# Your task
Everything from the first line of the data through the line with "from matplotlib.ticker import FuncFormatter" is to be echoed exactly, minus the pictures.

# Dataset section
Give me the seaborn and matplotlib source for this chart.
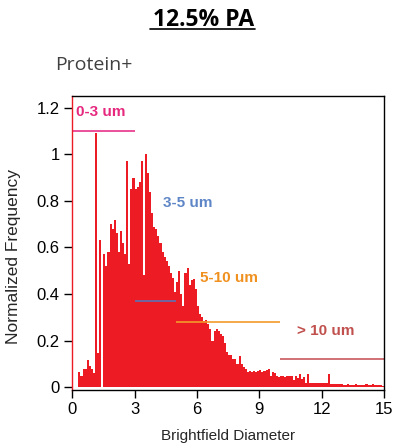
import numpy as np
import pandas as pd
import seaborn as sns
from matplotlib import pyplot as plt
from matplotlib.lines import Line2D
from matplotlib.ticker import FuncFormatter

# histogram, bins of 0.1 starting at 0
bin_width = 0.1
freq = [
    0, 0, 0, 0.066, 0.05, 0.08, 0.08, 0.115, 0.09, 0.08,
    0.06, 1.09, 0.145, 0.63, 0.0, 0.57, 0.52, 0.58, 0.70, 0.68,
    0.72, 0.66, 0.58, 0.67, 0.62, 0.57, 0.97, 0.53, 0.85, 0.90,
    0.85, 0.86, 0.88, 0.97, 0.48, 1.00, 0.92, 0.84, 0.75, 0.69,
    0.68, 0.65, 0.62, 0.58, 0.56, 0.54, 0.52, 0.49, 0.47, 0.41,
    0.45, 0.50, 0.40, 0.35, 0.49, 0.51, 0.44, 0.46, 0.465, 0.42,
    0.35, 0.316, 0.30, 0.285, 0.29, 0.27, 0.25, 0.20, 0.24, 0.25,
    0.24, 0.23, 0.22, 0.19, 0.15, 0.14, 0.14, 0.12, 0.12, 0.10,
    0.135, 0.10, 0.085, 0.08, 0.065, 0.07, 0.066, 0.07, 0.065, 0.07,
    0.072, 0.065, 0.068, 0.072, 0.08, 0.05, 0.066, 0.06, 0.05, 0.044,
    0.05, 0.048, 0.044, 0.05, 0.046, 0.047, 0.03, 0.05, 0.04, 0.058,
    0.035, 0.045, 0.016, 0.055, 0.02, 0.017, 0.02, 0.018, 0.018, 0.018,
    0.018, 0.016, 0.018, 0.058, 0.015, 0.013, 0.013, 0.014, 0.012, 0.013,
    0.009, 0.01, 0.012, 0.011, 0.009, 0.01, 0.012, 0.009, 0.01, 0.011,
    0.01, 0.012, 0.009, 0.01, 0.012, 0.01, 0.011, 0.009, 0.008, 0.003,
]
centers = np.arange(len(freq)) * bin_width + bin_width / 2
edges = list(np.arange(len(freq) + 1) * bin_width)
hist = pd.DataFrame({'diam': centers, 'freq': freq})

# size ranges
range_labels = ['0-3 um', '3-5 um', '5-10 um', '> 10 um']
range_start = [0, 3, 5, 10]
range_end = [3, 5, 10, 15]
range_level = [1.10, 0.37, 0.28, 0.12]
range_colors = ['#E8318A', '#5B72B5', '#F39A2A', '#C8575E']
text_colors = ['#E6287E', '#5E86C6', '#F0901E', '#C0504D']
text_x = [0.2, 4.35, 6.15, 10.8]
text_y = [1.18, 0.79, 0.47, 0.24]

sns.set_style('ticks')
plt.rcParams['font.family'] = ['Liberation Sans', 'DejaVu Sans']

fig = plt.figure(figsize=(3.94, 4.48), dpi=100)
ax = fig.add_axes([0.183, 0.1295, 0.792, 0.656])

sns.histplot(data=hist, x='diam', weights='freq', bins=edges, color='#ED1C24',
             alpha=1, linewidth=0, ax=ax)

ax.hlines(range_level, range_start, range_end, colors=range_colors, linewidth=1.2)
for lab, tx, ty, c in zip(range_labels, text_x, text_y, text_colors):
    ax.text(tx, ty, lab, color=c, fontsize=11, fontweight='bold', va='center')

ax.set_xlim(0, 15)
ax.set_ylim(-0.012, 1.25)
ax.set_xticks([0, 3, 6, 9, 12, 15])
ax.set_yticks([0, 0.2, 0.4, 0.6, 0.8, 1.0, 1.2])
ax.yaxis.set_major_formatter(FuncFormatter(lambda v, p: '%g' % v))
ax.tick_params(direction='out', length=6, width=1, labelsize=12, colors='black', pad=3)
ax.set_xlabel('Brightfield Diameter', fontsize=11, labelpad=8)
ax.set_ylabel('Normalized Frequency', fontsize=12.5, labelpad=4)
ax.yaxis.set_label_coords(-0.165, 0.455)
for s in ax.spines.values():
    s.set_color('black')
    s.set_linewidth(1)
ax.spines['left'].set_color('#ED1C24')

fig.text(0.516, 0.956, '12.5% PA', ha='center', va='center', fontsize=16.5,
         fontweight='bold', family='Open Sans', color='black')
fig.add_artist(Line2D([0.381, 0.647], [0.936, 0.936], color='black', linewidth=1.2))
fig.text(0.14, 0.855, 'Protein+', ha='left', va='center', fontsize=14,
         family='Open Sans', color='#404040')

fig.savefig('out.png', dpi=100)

# Final result
Give me the seaborn and matplotlib source for this chart.
import numpy as np
import pandas as pd
import seaborn as sns
from matplotlib import pyplot as plt
from matplotlib.lines import Line2D
from matplotlib.ticker import FuncFormatter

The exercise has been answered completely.